» **Directions for this task**
Below are entries; repeat exactly, and nothing else, the lines from the one holding "Rebuild this chart" through the one holding "import plotly.graph_objects as go", inclusive. Leave the pictures out.

» **Task inputs**
————

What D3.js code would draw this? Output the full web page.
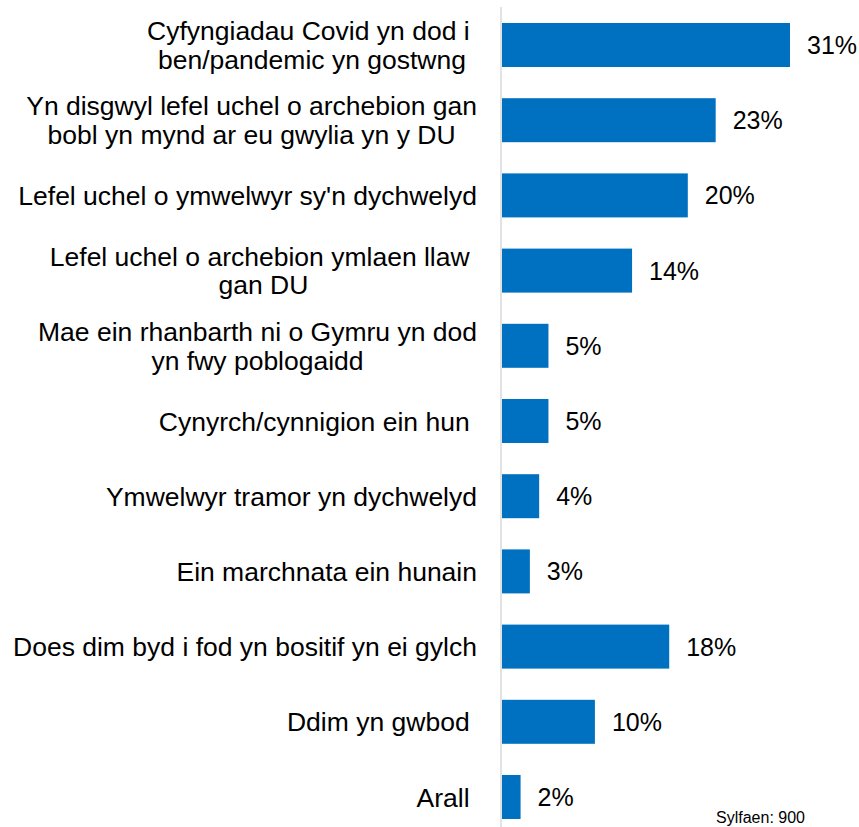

————

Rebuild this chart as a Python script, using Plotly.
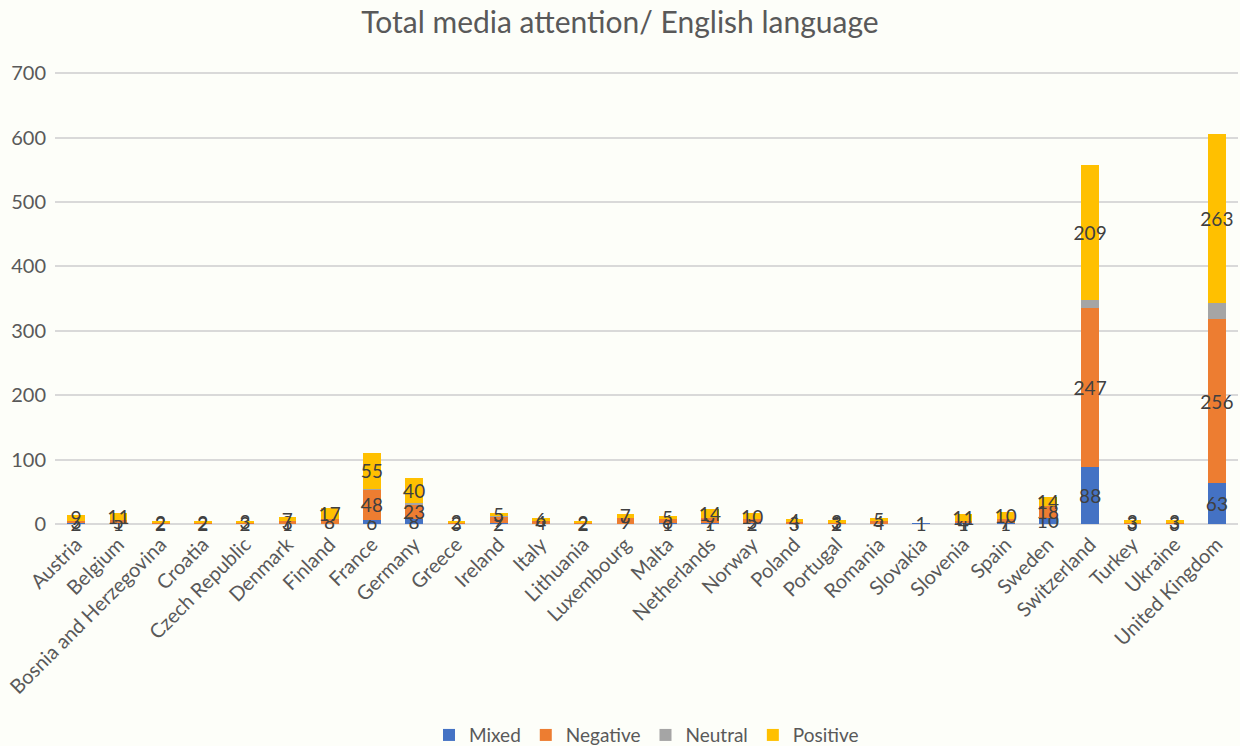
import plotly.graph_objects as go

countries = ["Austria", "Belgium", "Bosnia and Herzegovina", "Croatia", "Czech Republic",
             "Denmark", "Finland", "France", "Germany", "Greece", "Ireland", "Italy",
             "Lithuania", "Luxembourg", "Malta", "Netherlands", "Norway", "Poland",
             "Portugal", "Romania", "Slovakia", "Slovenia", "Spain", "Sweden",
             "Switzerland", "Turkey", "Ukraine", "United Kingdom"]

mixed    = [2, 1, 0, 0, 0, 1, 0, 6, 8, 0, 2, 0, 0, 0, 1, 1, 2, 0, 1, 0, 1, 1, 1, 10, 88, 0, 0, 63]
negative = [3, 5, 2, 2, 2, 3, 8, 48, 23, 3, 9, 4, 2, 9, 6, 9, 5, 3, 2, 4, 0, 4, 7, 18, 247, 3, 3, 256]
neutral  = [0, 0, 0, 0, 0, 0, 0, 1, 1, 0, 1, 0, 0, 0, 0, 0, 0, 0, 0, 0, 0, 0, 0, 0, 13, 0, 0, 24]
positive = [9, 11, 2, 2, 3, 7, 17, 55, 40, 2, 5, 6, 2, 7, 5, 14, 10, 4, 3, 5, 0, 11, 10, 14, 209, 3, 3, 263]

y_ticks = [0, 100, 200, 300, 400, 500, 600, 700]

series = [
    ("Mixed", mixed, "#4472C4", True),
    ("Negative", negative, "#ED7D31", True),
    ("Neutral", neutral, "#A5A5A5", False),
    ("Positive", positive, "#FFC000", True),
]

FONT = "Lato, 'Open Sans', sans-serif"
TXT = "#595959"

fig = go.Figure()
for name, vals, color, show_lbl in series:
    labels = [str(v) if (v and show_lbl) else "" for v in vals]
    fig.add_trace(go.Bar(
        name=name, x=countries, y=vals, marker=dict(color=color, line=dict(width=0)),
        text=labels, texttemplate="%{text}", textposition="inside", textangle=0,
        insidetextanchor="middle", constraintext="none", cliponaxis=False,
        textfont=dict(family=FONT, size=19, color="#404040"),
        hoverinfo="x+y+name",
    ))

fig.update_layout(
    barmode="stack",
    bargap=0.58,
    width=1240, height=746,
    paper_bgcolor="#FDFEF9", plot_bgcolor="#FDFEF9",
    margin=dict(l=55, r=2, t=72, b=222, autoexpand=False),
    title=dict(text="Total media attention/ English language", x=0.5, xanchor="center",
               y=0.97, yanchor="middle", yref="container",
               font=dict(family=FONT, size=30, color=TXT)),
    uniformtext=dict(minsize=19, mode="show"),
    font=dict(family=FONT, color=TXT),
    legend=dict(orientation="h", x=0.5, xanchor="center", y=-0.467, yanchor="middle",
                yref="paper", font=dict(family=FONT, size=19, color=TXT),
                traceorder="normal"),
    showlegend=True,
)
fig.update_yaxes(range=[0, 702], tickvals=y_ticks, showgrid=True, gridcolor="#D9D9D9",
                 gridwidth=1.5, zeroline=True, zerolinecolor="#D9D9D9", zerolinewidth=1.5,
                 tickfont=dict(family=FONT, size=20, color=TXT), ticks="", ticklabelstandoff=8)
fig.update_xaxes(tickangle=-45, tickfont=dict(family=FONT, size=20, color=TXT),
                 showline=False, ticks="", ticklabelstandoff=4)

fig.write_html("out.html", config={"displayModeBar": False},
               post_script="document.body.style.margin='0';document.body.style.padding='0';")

————

» **Exercise output**
Rebuild this chart as a Python script, using Plotly.
import plotly.graph_objects as go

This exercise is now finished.